*Work to complete:*
Copy the lines below as they are; omit the images they contain.
==== Data lines ====
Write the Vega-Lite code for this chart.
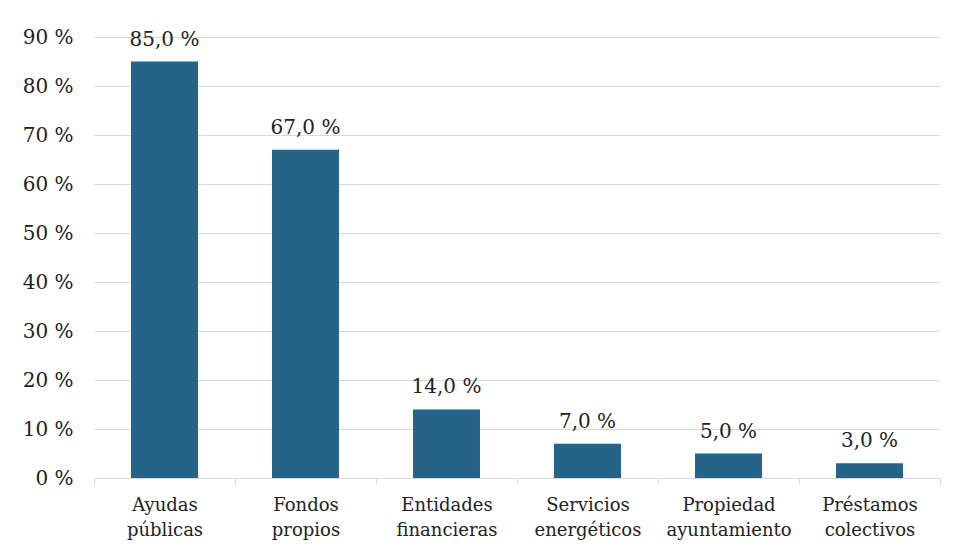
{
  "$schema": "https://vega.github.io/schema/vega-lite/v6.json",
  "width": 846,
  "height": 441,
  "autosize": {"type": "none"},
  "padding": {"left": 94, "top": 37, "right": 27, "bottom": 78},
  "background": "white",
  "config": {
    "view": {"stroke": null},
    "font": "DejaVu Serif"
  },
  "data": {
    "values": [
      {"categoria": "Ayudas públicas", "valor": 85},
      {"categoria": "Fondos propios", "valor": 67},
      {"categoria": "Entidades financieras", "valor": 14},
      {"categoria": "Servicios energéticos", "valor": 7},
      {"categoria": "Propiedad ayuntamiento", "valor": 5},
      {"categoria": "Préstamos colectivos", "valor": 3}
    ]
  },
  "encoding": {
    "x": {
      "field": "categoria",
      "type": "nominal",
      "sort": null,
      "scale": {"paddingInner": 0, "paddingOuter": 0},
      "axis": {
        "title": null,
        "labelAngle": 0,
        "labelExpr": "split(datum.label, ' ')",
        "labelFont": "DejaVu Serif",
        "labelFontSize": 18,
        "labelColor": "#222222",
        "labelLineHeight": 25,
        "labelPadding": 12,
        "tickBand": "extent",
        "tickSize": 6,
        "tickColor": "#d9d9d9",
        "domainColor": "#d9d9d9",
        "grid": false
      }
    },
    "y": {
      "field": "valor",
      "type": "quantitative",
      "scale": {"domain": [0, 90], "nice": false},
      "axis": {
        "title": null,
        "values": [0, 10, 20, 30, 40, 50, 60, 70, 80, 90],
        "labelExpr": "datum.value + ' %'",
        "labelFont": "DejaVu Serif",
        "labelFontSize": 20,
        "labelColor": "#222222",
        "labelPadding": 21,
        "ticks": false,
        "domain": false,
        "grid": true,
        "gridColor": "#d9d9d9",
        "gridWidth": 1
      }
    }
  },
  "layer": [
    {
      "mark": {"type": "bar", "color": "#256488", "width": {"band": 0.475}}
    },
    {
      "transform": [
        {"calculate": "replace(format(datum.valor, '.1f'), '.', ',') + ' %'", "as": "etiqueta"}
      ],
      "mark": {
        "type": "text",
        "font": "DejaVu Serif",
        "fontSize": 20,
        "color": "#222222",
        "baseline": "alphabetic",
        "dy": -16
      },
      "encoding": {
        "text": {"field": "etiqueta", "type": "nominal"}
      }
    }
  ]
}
====
*Reply to the exercise:*
Write the Vega-Lite code for this chart.
{
  "$schema": "https://vega.github.io/schema/vega-lite/v6.json",
  "width": 846,
  "height": 441,
  "autosize": {"type": "none"},
  "padding": {"left": 94, "top": 37, "right": 27, "bottom": 78},
  "background": "white",
  "config": {
    "view": {"stroke": null},
    "font": "DejaVu Serif"
  },
  "data": {
    "values": [
      {"categoria": "Ayudas públicas", "valor": 85},
      {"categoria": "Fondos propios", "valor": 67},
      {"categoria": "Entidades financieras", "valor": 14},
      {"categoria": "Servicios energéticos", "valor": 7},
      {"categoria": "Propiedad ayuntamiento", "valor": 5},
      {"categoria": "Préstamos colectivos", "valor": 3}
    ]
  },
  "encoding": {
    "x": {
      "field": "categoria",
      "type": "nominal",
      "sort": null,
      "scale": {"paddingInner": 0, "paddingOuter": 0},
      "axis": {
        "title": null,
        "labelAngle": 0,
        "labelExpr": "split(datum.label, ' ')",
        "labelFont": "DejaVu Serif",
        "labelFontSize": 18,
        "labelColor": "#222222",
        "labelLineHeight": 25,
        "labelPadding": 12,
        "tickBand": "extent",
        "tickSize": 6,
        "tickColor": "#d9d9d9",
        "domainColor": "#d9d9d9",
        "grid": false
      }
    },
    "y": {
      "field": "valor",
      "type": "quantitative",
      "scale": {"domain": [0, 90], "nice": false},
      "axis": {
        "title": null,
        "values": [0, 10, 20, 30, 40, 50, 60, 70, 80, 90],
        "labelExpr": "datum.value + ' %'",
        "labelFont": "DejaVu Serif",
        "labelFontSize": 20,
        "labelColor": "#222222",
        "labelPadding": 21,
        "ticks": false,
        "domain": false,
        "grid": true,
        "gridColor": "#d9d9d9",
        "gridWidth": 1
      }
    }
  },
  "layer": [
    {
      "mark": {"type": "bar", "color": "#256488", "width": {"band": 0.475}}
    },
    {
      "transform": [
        {"calculate": "replace(format(datum.valor, '.1f'), '.', ',') + ' %'", "as": "etiqueta"}
      ],
      "mark": {
        "type": "text",
        "font": "DejaVu Serif",
        "fontSize": 20,
        "color": "#222222",
        "baseline": "alphabetic",
        "dy": -16
      },
      "encoding": {
        "text": {"field": "etiqueta", "type": "nominal"}
      }
    }
  ]
}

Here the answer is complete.